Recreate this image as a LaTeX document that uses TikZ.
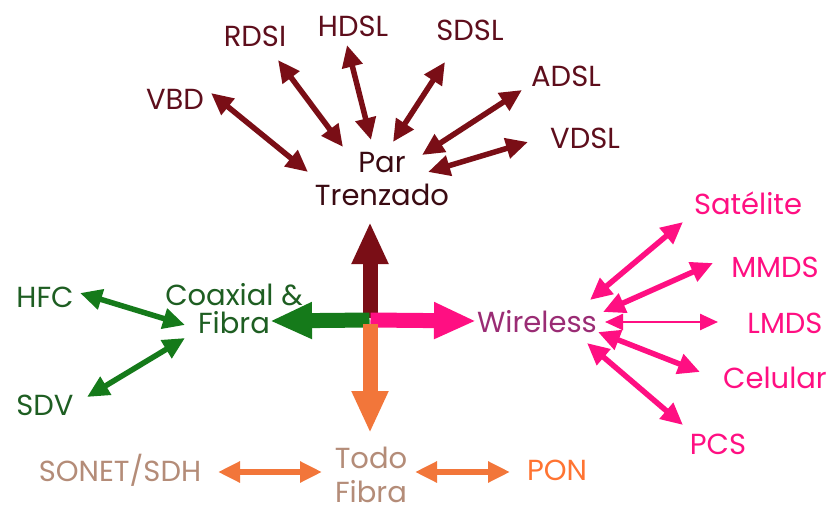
\documentclass[tikz,border=0pt]{standalone}
\usepackage{fontspec}
\setmainfont{Poppins}
\usetikzlibrary{arrows.meta}
\definecolor{maroon}{HTML}{7A0E16}
\definecolor{maroontxt}{HTML}{5E0E1C}
\definecolor{partxt}{HTML}{3A0A12}
\definecolor{grn}{HTML}{157A1A}
\definecolor{grntxt}{HTML}{1E5E22}
\definecolor{pnk}{HTML}{FF0F82}
\definecolor{wltxt}{HTML}{9A2C74}
\definecolor{org}{HTML}{F2763A}
\definecolor{orgtxt}{HTML}{B48C78}
\definecolor{pontxt}{HTML}{FF7432}
\tikzset{
  lbl/.style={inner sep=0pt, font=\fontsize{29}{33}\selectfont, align=center},
  thin arrow/.style={line width=5.5pt,
    {Triangle[length=22pt,width=20pt]}-{Triangle[length=22pt,width=20pt]}},
  hair arrow/.style={line width=2.5pt,
    {Triangle[length=18pt,width=16pt]}-{Triangle[length=18pt,width=16pt]}},
  big arrow/.style={line width=15pt, -{Triangle[length=42pt,width=34pt]}},
}
\begin{document}
\begin{tikzpicture}[x=1pt,y=-1pt]
\useasboundingbox[fill=white] (0,0) rectangle (831,514);

% --- twisted pair family ---
\node[lbl, text=partxt] (par) at (382,179) {Par\\Trenzado};
\node[lbl, text=maroontxt] (vbd)  at (175,99)  {VBD};
\node[lbl, text=maroontxt] (rdsi) at (255,36)  {RDSI};
\node[lbl, text=maroontxt] (hdsl) at (353,26)  {HDSL};
\node[lbl, text=maroontxt] (sdsl) at (470,30)  {SDSL};
\node[lbl, text=maroontxt] (adsl) at (566,76)  {ADSL};
\node[lbl, text=maroontxt] (vdsl) at (585,138) {VDSL};

\coordinate (vbd-a) at (211,93);  \coordinate (vbd-b) at (308,172);
\coordinate (rdsi-a) at (278,60); \coordinate (rdsi-b) at (343,147);
\coordinate (hdsl-a) at (347,45); \coordinate (hdsl-b) at (371,140);
\coordinate (sdsl-a) at (445,62); \coordinate (sdsl-b) at (393,142);
\coordinate (adsl-a) at (522,90); \coordinate (adsl-b) at (422,155);
\coordinate (vdsl-a) at (528,142); \coordinate (vdsl-b) at (428,172);
\foreach \n in {vbd,rdsi,hdsl,sdsl,adsl,vdsl}
  \draw[thin arrow, maroon] (\n-a) -- (\n-b);

% --- coaxial & fibre family ---
\node[lbl, text=grntxt, font=\fontsize{29}{28}\selectfont] (coax) at (234,309) {Coaxial \&\\Fibra};
\node[lbl, text=grntxt] (hfc) at (45,297) {HFC};
\node[lbl, text=grntxt] (sdv) at (45,405) {SDV};
\coordinate (hfc-a) at (80,293);  \coordinate (hfc-b) at (185,325);
\coordinate (sdv-a) at (87,397);  \coordinate (sdv-b) at (185,338);
\draw[thin arrow, grn] (hfc-a) -- (hfc-b);
\draw[thin arrow, grn] (sdv-a) -- (sdv-b);

% --- wireless family ---
\node[lbl, text=wltxt] (wl) at (537,322) {Wireless};
\node[lbl, text=pnk] (sat)  at (748,203) {Satélite};
\node[lbl, text=pnk] (mmds) at (775,267) {MMDS};
\node[lbl, text=pnk] (lmds) at (785,323) {LMDS};
\node[lbl, text=pnk] (cel)  at (775,378) {Celular};
\node[lbl, text=pnk] (pcs)  at (718,444) {PCS};
\coordinate (sat-a) at (590,300);  \coordinate (sat-b) at (683,222);
\coordinate (mmds-a) at (603,312); \coordinate (mmds-b) at (713,263);
\coordinate (lmds-a) at (605,322); \coordinate (lmds-b) at (718,322);
\coordinate (cel-a) at (598,332);  \coordinate (cel-b) at (700,372);
\coordinate (pcs-a) at (587,343);  \coordinate (pcs-b) at (683,425);
\draw[thin arrow, pnk] (sat-a) -- (sat-b);
\draw[thin arrow, pnk] (mmds-a) -- (mmds-b);
\draw[hair arrow, pnk] (lmds-a) -- (lmds-b);
\draw[thin arrow, pnk] (cel-a) -- (cel-b);
\draw[thin arrow, pnk] (pcs-a) -- (pcs-b);

% --- all-fibre family ---
\node[lbl, text=orgtxt, font=\fontsize{29}{34}\selectfont] (todo) at (371,475) {Todo\\Fibra};
\node[lbl, text=orgtxt] (sonet) at (120,470) {SONET/SDH};
\node[lbl, text=pontxt] (pon) at (557,470) {PON};
\coordinate (sonet-a) at (218,472); \coordinate (sonet-b) at (322,472);
\coordinate (pon-a) at (415,472);   \coordinate (pon-b) at (510,472);
\draw[thin arrow, org] (sonet-a) -- (sonet-b);
\draw[thin arrow, org] (pon-a) -- (pon-b);

% --- central cross ---
\coordinate (hub) at (370,320);
\coordinate (up) at (370,222);
\coordinate (left) at (270,321);
\coordinate (right) at (476,321);
\coordinate (down) at (370,433);
\draw[big arrow, maroon] ([yshift=2pt]hub) -- (up);
\draw[big arrow, grn] ([xshift=-0.5pt]hub) -- (left);
\draw[big arrow, pnk] ([xshift=0.5pt]hub) -- (right);
\draw[big arrow, org] ([yshift=-4pt]hub) -- (down);
\end{tikzpicture}
\end{document}
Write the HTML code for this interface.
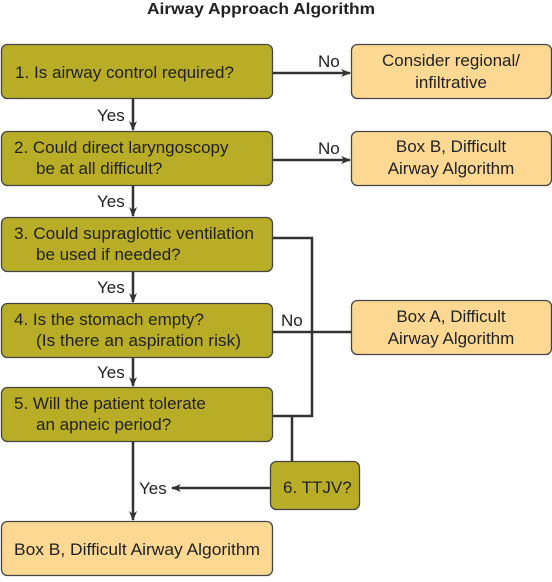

______________________________

• SET TASK:
Output an exact copy of the material, with the pictures removed.

• RESULT BELOW:
Recreate this image as a LaTeX document that uses TikZ.
\documentclass[tikz,border=0pt]{standalone}
\usepackage{fontspec}
\setmainfont{Poppins}
\usetikzlibrary{arrows.meta}
\definecolor{maroon}{HTML}{7A0E16}
\definecolor{maroontxt}{HTML}{5E0E1C}
\definecolor{partxt}{HTML}{3A0A12}
\definecolor{grn}{HTML}{157A1A}
\definecolor{grntxt}{HTML}{1E5E22}
\definecolor{pnk}{HTML}{FF0F82}
\definecolor{wltxt}{HTML}{9A2C74}
\definecolor{org}{HTML}{F2763A}
\definecolor{orgtxt}{HTML}{B48C78}
\definecolor{pontxt}{HTML}{FF7432}
\tikzset{
  lbl/.style={inner sep=0pt, font=\fontsize{29}{33}\selectfont, align=center},
  thin arrow/.style={line width=5.5pt,
    {Triangle[length=22pt,width=20pt]}-{Triangle[length=22pt,width=20pt]}},
  hair arrow/.style={line width=2.5pt,
    {Triangle[length=18pt,width=16pt]}-{Triangle[length=18pt,width=16pt]}},
  big arrow/.style={line width=15pt, -{Triangle[length=42pt,width=34pt]}},
}
\begin{document}
\begin{tikzpicture}[x=1pt,y=-1pt]
\useasboundingbox[fill=white] (0,0) rectangle (831,514);

% --- twisted pair family ---
\node[lbl, text=partxt] (par) at (382,179) {Par\\Trenzado};
\node[lbl, text=maroontxt] (vbd)  at (175,99)  {VBD};
\node[lbl, text=maroontxt] (rdsi) at (255,36)  {RDSI};
\node[lbl, text=maroontxt] (hdsl) at (353,26)  {HDSL};
\node[lbl, text=maroontxt] (sdsl) at (470,30)  {SDSL};
\node[lbl, text=maroontxt] (adsl) at (566,76)  {ADSL};
\node[lbl, text=maroontxt] (vdsl) at (585,138) {VDSL};

\coordinate (vbd-a) at (211,93);  \coordinate (vbd-b) at (308,172);
\coordinate (rdsi-a) at (278,60); \coordinate (rdsi-b) at (343,147);
\coordinate (hdsl-a) at (347,45); \coordinate (hdsl-b) at (371,140);
\coordinate (sdsl-a) at (445,62); \coordinate (sdsl-b) at (393,142);
\coordinate (adsl-a) at (522,90); \coordinate (adsl-b) at (422,155);
\coordinate (vdsl-a) at (528,142); \coordinate (vdsl-b) at (428,172);
\foreach \n in {vbd,rdsi,hdsl,sdsl,adsl,vdsl}
  \draw[thin arrow, maroon] (\n-a) -- (\n-b);

% --- coaxial & fibre family ---
\node[lbl, text=grntxt, font=\fontsize{29}{28}\selectfont] (coax) at (234,309) {Coaxial \&\\Fibra};
\node[lbl, text=grntxt] (hfc) at (45,297) {HFC};
\node[lbl, text=grntxt] (sdv) at (45,405) {SDV};
\coordinate (hfc-a) at (80,293);  \coordinate (hfc-b) at (185,325);
\coordinate (sdv-a) at (87,397);  \coordinate (sdv-b) at (185,338);
\draw[thin arrow, grn] (hfc-a) -- (hfc-b);
\draw[thin arrow, grn] (sdv-a) -- (sdv-b);

% --- wireless family ---
\node[lbl, text=wltxt] (wl) at (537,322) {Wireless};
\node[lbl, text=pnk] (sat)  at (748,203) {Satélite};
\node[lbl, text=pnk] (mmds) at (775,267) {MMDS};
\node[lbl, text=pnk] (lmds) at (785,323) {LMDS};
\node[lbl, text=pnk] (cel)  at (775,378) {Celular};
\node[lbl, text=pnk] (pcs)  at (718,444) {PCS};
\coordinate (sat-a) at (590,300);  \coordinate (sat-b) at (683,222);
\coordinate (mmds-a) at (603,312); \coordinate (mmds-b) at (713,263);
\coordinate (lmds-a) at (605,322); \coordinate (lmds-b) at (718,322);
\coordinate (cel-a) at (598,332);  \coordinate (cel-b) at (700,372);
\coordinate (pcs-a) at (587,343);  \coordinate (pcs-b) at (683,425);
\draw[thin arrow, pnk] (sat-a) -- (sat-b);
\draw[thin arrow, pnk] (mmds-a) -- (mmds-b);
\draw[hair arrow, pnk] (lmds-a) -- (lmds-b);
\draw[thin arrow, pnk] (cel-a) -- (cel-b);
\draw[thin arrow, pnk] (pcs-a) -- (pcs-b);

% --- all-fibre family ---
\node[lbl, text=orgtxt, font=\fontsize{29}{34}\selectfont] (todo) at (371,475) {Todo\\Fibra};
\node[lbl, text=orgtxt] (sonet) at (120,470) {SONET/SDH};
\node[lbl, text=pontxt] (pon) at (557,470) {PON};
\coordinate (sonet-a) at (218,472); \coordinate (sonet-b) at (322,472);
\coordinate (pon-a) at (415,472);   \coordinate (pon-b) at (510,472);
\draw[thin arrow, org] (sonet-a) -- (sonet-b);
\draw[thin arrow, org] (pon-a) -- (pon-b);

% --- central cross ---
\coordinate (hub) at (370,320);
\coordinate (up) at (370,222);
\coordinate (left) at (270,321);
\coordinate (right) at (476,321);
\coordinate (down) at (370,433);
\draw[big arrow, maroon] ([yshift=2pt]hub) -- (up);
\draw[big arrow, grn] ([xshift=-0.5pt]hub) -- (left);
\draw[big arrow, pnk] ([xshift=0.5pt]hub) -- (right);
\draw[big arrow, org] ([yshift=-4pt]hub) -- (down);
\end{tikzpicture}
\end{document}
Write the HTML code for this interface.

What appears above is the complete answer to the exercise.